The story wanders between George’s
single minded journey to Florida
and CJ’s antics with his family. The
movie does a great depiction of the struggling single mother trying to deal
with a troublesome son. With no role
model and a huge amount of energy and creativity, CJ spends most of his time
raising hell for the babysitters and others watching after him, from faking
being stabbed to creating a 6 foot tall “stalker” costume with glowing red eyes,
CJ has no end to the methods he can drive his mother and siblings absolutely
bananas. The film captures this family
dynamic very well without making CJ seem too crazy or outlandishly weird (at
least until he breaks the third barrier and winks at the audience in the end);
he’s just a typical kid coping with a lack of a father figure and starved for
attention. It builds up to a gut
wrenching “boy who cried wolf” scenario when CJ is accused of murdering his
best friend Tony, who was really snubbed by George Tatum. The scene where the police question CJ by the
site of the crime is done in a realistic and chilling docudrama manner like a
live news bulletin, where CJ looks pale and bewildered by the news of his
friend’s death while the sheriff probes him for details of his whereabouts and
implicates him as the murderer in front of his mother and other onlookers.
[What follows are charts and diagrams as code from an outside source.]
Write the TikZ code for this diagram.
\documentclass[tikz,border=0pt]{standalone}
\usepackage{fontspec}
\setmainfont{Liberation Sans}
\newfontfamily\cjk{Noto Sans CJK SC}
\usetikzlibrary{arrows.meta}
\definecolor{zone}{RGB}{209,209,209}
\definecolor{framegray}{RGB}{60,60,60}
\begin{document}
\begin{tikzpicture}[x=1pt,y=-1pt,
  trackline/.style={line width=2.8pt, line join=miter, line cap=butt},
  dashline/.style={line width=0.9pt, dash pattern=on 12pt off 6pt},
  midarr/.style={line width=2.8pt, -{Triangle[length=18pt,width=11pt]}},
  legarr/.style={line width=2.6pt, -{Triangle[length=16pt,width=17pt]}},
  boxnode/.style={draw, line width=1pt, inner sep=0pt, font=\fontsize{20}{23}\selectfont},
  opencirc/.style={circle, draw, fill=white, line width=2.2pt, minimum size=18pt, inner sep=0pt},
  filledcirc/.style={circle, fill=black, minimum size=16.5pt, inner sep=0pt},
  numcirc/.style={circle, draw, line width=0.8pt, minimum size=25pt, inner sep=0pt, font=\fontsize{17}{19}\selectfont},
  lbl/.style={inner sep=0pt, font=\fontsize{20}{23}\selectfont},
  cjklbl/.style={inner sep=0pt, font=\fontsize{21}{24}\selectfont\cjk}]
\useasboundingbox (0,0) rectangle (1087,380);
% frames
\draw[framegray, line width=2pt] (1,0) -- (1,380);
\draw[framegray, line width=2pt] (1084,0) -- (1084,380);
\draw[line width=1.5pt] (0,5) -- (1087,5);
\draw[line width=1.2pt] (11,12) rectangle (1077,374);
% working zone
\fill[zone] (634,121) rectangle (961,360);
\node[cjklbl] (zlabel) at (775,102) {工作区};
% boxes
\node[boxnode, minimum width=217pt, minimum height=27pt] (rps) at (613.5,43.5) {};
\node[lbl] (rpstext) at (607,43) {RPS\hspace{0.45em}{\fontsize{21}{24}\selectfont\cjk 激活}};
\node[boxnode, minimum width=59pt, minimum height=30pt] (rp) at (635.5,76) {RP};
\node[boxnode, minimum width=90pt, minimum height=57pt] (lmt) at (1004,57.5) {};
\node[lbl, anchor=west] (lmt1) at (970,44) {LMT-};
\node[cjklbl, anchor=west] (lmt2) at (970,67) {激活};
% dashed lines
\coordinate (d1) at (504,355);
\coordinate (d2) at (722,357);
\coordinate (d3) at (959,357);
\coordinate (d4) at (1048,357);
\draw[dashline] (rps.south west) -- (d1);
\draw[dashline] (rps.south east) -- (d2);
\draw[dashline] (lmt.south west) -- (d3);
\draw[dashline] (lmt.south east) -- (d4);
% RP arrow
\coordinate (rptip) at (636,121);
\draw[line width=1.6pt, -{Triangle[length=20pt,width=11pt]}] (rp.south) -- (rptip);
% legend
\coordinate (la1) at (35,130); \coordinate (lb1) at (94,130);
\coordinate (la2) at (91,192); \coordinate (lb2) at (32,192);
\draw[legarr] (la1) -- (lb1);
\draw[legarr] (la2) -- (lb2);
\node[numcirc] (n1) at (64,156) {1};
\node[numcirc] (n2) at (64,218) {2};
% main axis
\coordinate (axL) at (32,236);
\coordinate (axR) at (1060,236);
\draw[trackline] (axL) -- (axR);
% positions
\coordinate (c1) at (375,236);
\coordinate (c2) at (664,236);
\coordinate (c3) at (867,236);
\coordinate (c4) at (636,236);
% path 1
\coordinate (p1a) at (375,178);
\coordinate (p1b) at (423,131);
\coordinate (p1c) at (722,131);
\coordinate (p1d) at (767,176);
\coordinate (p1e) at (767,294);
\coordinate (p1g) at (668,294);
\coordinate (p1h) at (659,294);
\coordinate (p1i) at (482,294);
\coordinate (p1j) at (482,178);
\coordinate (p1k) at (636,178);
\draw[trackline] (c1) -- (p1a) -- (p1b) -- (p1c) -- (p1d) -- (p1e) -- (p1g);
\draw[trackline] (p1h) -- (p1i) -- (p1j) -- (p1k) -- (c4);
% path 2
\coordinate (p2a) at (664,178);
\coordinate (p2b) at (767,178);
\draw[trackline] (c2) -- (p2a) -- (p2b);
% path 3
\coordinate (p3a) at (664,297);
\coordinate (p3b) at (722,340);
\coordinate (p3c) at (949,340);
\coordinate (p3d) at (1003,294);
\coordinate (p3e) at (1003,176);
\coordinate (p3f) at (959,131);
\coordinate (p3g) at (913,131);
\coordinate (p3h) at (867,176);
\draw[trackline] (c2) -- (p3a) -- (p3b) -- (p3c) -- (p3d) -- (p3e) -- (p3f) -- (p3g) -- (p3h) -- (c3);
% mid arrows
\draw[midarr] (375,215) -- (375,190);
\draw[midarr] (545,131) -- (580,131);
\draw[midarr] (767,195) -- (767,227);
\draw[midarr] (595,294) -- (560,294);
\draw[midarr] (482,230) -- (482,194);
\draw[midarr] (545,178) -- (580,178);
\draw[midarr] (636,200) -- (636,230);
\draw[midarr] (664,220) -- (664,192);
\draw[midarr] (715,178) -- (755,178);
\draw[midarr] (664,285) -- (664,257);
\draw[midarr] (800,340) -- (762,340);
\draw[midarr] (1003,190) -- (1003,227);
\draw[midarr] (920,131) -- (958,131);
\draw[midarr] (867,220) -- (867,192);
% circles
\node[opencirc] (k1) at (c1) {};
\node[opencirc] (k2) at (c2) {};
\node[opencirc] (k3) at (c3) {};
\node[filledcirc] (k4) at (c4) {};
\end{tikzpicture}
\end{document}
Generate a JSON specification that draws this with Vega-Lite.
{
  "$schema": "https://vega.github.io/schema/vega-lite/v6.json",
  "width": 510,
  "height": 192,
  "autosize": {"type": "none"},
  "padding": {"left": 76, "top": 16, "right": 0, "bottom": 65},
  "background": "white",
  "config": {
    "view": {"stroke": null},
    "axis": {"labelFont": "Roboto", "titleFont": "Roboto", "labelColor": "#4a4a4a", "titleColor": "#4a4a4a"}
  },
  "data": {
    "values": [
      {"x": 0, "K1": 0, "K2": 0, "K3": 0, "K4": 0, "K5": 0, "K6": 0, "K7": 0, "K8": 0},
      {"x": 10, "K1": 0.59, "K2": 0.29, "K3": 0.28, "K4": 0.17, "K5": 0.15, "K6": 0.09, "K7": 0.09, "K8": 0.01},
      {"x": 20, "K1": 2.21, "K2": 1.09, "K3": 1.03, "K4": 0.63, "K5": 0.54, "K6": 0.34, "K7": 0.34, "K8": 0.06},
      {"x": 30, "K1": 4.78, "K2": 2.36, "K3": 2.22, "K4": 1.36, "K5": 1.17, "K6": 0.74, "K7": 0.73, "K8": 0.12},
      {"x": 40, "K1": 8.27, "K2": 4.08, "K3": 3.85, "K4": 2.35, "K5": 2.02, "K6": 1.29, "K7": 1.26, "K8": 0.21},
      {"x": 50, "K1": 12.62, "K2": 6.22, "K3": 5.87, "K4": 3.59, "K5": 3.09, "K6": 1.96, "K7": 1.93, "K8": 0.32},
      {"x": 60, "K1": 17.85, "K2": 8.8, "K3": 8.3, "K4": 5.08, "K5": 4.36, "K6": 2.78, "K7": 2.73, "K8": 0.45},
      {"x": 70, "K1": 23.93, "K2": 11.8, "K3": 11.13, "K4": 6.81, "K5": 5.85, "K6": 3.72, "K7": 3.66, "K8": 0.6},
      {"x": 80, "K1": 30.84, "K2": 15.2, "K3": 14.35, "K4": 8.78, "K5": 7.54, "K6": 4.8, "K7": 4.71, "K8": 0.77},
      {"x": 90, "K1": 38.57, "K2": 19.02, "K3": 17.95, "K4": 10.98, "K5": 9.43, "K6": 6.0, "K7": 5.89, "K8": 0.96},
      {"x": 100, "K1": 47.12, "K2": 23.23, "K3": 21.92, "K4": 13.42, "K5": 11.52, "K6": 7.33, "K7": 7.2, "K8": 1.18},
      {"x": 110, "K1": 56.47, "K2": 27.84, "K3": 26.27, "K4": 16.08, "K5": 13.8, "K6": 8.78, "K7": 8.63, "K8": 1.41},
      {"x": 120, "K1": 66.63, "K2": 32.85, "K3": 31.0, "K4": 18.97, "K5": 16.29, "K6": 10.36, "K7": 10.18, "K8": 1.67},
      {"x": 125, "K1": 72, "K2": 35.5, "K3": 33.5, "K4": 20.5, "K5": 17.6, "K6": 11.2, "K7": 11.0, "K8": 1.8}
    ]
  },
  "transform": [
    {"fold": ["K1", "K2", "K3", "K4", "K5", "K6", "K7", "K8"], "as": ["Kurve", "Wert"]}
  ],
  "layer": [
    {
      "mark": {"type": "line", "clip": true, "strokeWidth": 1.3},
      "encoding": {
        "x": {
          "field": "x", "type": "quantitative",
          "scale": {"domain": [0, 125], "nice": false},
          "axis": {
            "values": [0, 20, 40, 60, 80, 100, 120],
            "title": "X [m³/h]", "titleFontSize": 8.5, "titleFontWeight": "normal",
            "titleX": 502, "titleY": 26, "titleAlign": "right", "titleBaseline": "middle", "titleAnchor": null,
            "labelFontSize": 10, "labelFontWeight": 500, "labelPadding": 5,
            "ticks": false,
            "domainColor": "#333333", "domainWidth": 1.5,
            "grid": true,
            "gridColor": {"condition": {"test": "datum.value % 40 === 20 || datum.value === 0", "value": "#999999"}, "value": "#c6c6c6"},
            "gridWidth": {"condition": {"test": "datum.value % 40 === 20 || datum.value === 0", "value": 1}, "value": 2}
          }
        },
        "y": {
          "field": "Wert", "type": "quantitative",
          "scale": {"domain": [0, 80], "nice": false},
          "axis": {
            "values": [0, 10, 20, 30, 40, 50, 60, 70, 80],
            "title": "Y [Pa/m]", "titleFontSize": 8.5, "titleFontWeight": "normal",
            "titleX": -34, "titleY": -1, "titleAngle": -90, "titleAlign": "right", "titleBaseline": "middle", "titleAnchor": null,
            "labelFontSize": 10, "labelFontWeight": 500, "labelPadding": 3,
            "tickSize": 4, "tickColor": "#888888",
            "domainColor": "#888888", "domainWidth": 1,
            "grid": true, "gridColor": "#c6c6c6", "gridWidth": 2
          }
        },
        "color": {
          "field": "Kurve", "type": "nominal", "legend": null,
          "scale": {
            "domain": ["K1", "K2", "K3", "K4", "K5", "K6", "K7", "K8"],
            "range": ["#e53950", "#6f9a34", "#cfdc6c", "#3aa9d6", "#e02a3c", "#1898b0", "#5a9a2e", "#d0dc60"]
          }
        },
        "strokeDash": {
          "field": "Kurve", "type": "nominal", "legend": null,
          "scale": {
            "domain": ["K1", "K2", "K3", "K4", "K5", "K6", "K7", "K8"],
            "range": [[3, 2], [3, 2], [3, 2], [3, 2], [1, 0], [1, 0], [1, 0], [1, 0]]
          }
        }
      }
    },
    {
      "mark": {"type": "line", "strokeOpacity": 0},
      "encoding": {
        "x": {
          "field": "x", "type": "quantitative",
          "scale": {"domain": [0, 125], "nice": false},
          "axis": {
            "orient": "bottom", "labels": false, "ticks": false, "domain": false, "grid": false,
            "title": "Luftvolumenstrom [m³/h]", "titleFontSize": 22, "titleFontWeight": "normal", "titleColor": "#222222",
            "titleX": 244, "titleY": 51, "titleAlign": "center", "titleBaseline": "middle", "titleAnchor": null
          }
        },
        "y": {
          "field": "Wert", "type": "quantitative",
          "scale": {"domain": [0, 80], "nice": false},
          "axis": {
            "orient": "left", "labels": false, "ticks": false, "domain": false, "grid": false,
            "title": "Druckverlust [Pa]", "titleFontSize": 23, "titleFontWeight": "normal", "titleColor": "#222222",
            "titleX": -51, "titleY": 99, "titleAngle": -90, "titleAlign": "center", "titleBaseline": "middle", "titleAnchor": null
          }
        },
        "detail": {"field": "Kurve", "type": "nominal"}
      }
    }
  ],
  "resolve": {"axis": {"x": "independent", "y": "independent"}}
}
It’s heart-breaking to see a child accused of
such a heinous crime, but unfortunately it isn’t entirely unbelievable when
bounced against reality.
The gore effects are top
notch, perhaps due to Tom Savini’s supposed involvement as a special effects
consultant, even though last I heard he denied the whole thing. I don’t really care either way, as the
practical effects on display rival any other splatter show of the time. The soundtrack complimented the action on
screen nicely, cuing at the right moments of intensity, drawing back during the
quieter moments in the movie. The chimes
and key tones painted a musical landscape appropriate for the hallucinatory and
nightmarish world of George Tatum; I was glad to see that it wasn’t merely another
Halloween or Friday the 13th rehash.
According to Wikipedia the director Romano Scavolini spent time 18
months in prison for refusing to exercise 1 second of gore from the film, and
for that I applaud him! I have not heard
of a director taking such a hard-line stance with a stalk and slash flick
before; it’s certainly apparent that Romano stands behind his product and
vision, and so do I. Nightmare is one of the scariest, most
infamous video nasties to ever grace the screen. Slash-heads and gore fiends seek out the Code
Red release immediately and let George Tatum into your nightmares!